Все вдруг закружилось, ее ударило неизвестно откуда взявшейся металлической скобой, и она упала на кожаный диванчик первого класса и некоторое время еще наблюдала, как по коже расползается красное пятно. Боли она не чувствовала, только обиду и разочарование, но вскоре и оно перестало ее беспокоить.

Наши дни

«РПЦ была передана старинная икона XVI века, конфискованная у граждан, пытавшихся незаконным путем вывезти ее за границу Российской Федерации.
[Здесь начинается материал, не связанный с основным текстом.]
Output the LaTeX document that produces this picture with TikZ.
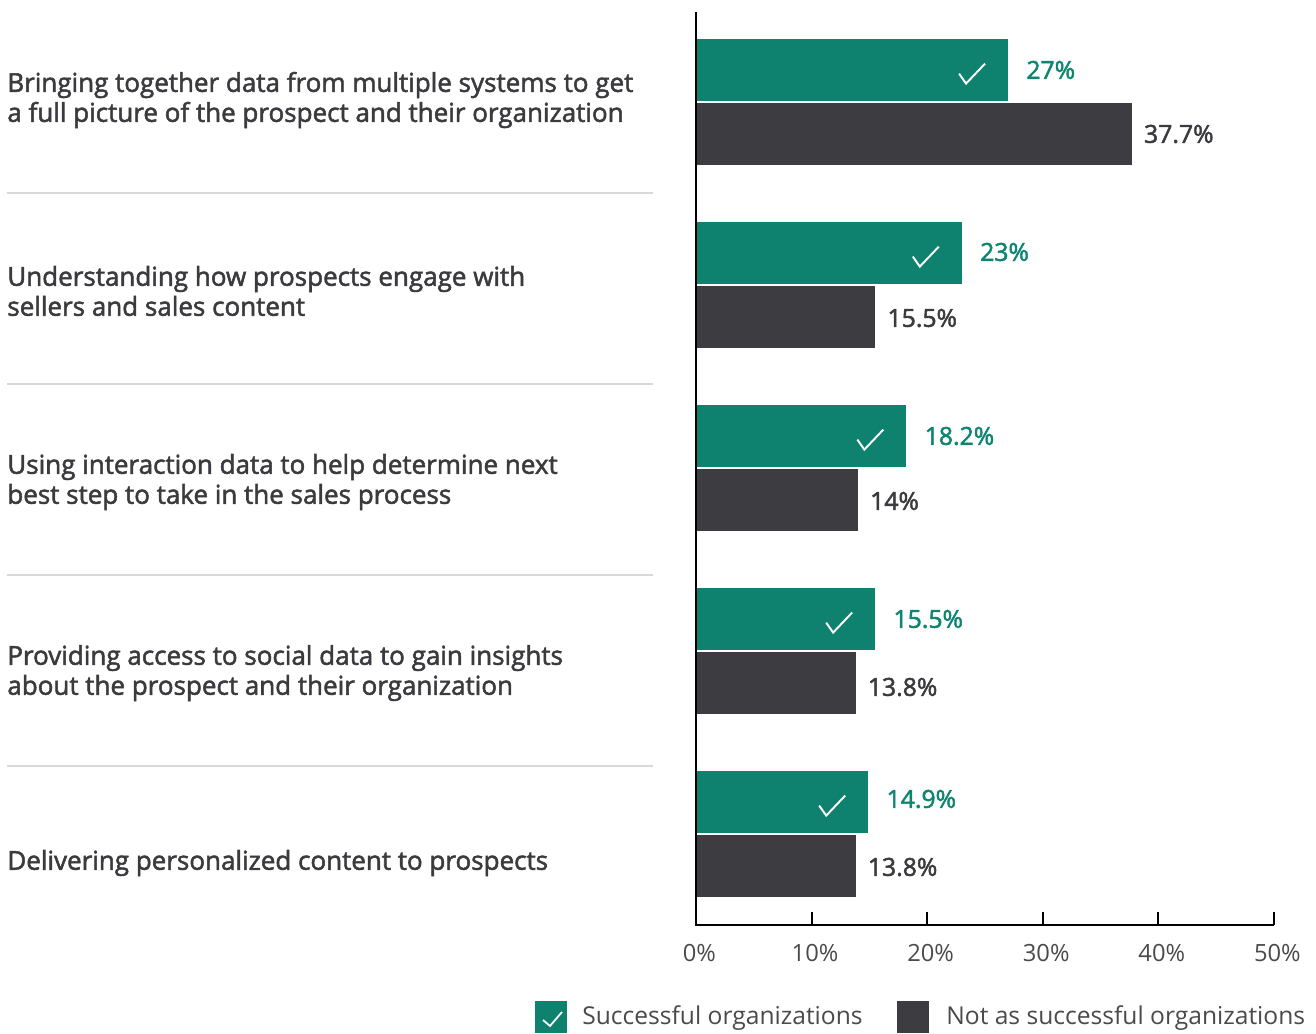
\documentclass[tikz,border=0pt]{standalone}
\usepackage{fontspec}
\setmainfont{Open Sans}
\newfontfamily\semifont{Open Sans}[FakeBold=2]
\definecolor{succgreen}{HTML}{0F826F}
\definecolor{valgreen}{HTML}{0E8570}
\definecolor{notdark}{HTML}{3D3C41}
\definecolor{labelgray}{HTML}{3B3A3F}
\definecolor{sepgray}{HTML}{D9D9D9}
\definecolor{tickgray}{HTML}{4A4A4A}

\begin{document}
\begin{tikzpicture}[x=0.02cm, y=-0.02cm,
        catlabel/.style={anchor=west, align=left, inner sep=0, text=labelgray,
                         font=\semifont\fontsize{14.8}{17.07}\selectfont},
        sep/.style={draw=sepgray, line width=0.6pt},
        okbar/.style={fill=succgreen},
        notbar/.style={fill=notdark},
        okval/.style={anchor=west, inner sep=0, xshift=0.36cm, text=valgreen,
                      font=\semifont\fontsize{14.1}{16}\selectfont},
        notval/.style={anchor=west, inner sep=0, xshift=0.24cm, text=labelgray,
                       font=\semifont\fontsize{14.1}{16}\selectfont},
        ticklabel/.style={inner sep=0, text=tickgray, font=\fontsize{13.5}{16}\selectfont},
        legtext/.style={anchor=west, inner sep=0, text=tickgray, font=\fontsize{14}{16}\selectfont},
        legbox/.style={minimum size=0.64cm, inner sep=0},
        checkmark/.pic={\draw[white, line width=1.1pt] (0,0) -- (0.14cm,-0.2cm) -- (0.52cm,0.2cm);}]
        \useasboundingbox (0,0) rectangle (1316,1034);

        % categories
        \node[catlabel] (c1) at (7,100) {Bringing together data from multiple systems to get\\a full picture of the prospect and their organization};
        \node[catlabel] (c2) at (7,291) {Understanding how prospects engage with\\sellers and sales content};
        \node[catlabel] (c3) at (7,482) {Using interaction data to help determine next\\best step to take in the sales process};
        \node[catlabel] (c4) at (7,673) {Providing access to social data to gain insights\\about the prospect and their organization};
        \node[catlabel] (c5) at (7,863) {Delivering personalized content to prospects};
        \draw[sep] (7,193) -- (653,193);
        \draw[sep] (7,384) -- (653,384);
        \draw[sep] (7,575) -- (653,575);
        \draw[sep] (7,766) -- (653,766);

        % bars, x in percent
        \begin{scope}[shift={(696,0)}, x=0.2312cm]
            \fill[okbar]  (0,39)  rectangle (27,101);
            \fill[notbar] (0,103) rectangle (37.7,165);
            \fill[okbar]  (0,222) rectangle (23,284);
            \fill[notbar] (0,286) rectangle (15.5,348);
            \fill[okbar]  (0,405) rectangle (18.2,467);
            \fill[notbar] (0,469) rectangle (14,531);
            \fill[okbar]  (0,588) rectangle (15.5,650);
            \fill[notbar] (0,652) rectangle (13.8,714);
            \fill[okbar]  (0,771) rectangle (14.9,833);
            \fill[notbar] (0,835) rectangle (13.8,897);

            \pic at (22.76,73.6)  {checkmark};
            \pic at (18.76,256.6) {checkmark};
            \pic at (13.96,439.6) {checkmark};
            \pic at (11.26,622.6) {checkmark};
            \pic at (10.66,805.6) {checkmark};

            \node[okval]  (v1a) at (27,70)    {27\%};
            \node[notval] (v1b) at (37.7,134) {37.7\%};
            \node[okval]  (v2a) at (23,252)   {23\%};
            \node[notval] (v2b) at (15.5,318) {15.5\%};
            \node[okval]  (v3a) at (18.2,436) {18.2\%};
            \node[notval] (v3b) at (14,501)   {14\%};
            \node[okval]  (v4a) at (15.5,619) {15.5\%};
            \node[notval] (v4b) at (13.8,687) {13.8\%};
            \node[okval]  (v5a) at (14.9,799) {14.9\%};
            \node[notval] (v5b) at (13.8,867) {13.8\%};

            % axes
            \draw[line width=1.4pt] (0,12) -- (0,925) -- (50,925);
            \foreach \t in {10,20,30,40,50}
                \draw[line width=1.2pt] (\t,925) -- (\t,912);
            \foreach \t in {0,10,...,50}
                \node[ticklabel] (t\t) at ({\t+0.3},953) {\t\%};
        \end{scope}

        % legend
        \node[legbox, fill=succgreen] (lg1) at (551,1017) {};
        \draw[white, line width=1pt] (543,1020) -- (550,1026) -- (562,1012);
        \node[legtext] (lt1) at (582,1018) {Successful organizations};
        \node[legbox, fill=notdark] (lg2) at (913,1017) {};
        \node[legtext] (lt2) at (946,1018) {Not as successful organizations};
\end{tikzpicture}
\end{document}
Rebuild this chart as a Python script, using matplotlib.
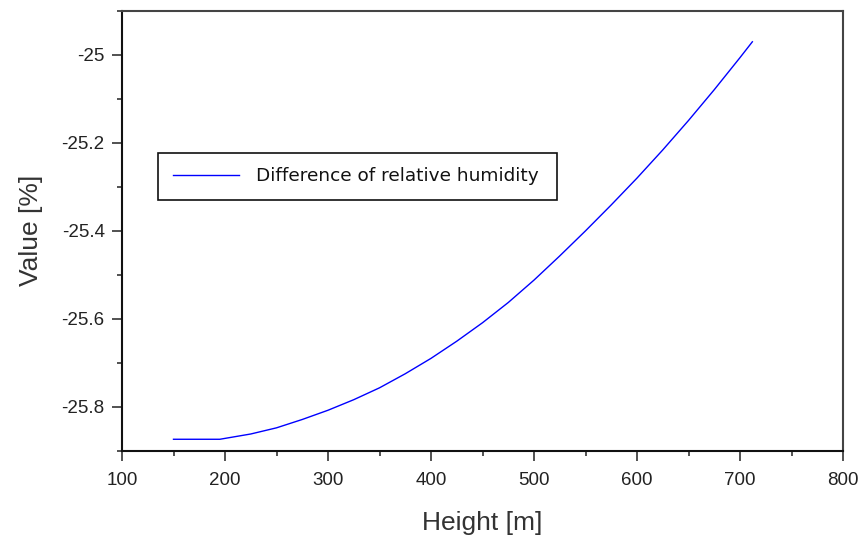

Проводится следствие».

Такую краткую заметку можно было прочитать в некоторых столичных изданиях через несколько дней.

– Ничего не понимаю, – хмурился Федор, разглядывая газету. – Так это не та самая икона? Просто какая-то копия, написанная в XVI веке?

– А этого теперь уже никто никогда не узнает, – пожал плечами Гуров. – В том же XVI веке было сделано как минимум два списка с этой чудотворной иконы. Определить, который из них подлинный, можно только с весьма небольшой долей вероятности. Разве что когда эта икона тоже начнет совершать чудеса…

– А ее уже передали в храм?

– Да, сразу же после экспертизы. Можете сходить и проверить на себе. Мне рассказывали, что местные бабушки сразу в нее уверовали, и уже были случаи исцеления. Мне вот вроде бы тоже стало лучше, когда туда сходил и посидел во дворике. Тишина, покой, свежий воздух…

– Смеетесь надо мной?

– Кажется, нет, – почему-то задумался Гуров. – Когда сталкиваешься с такими загадками, не получается смеяться по-настоящему. А вот волнуют они глубоко. Так что сходите, посмотрите на свое наследство. Оно сейчас в полной безопасности и даже пользу приносит.

– А как же наша «экспертная группа»? Что их ждет?

– Небольшие сроки за преступление, которое они пытались совершить, но не смогли. Там и без меня разберутся… У меня и так отпуск пропал. А завтра опять на работу.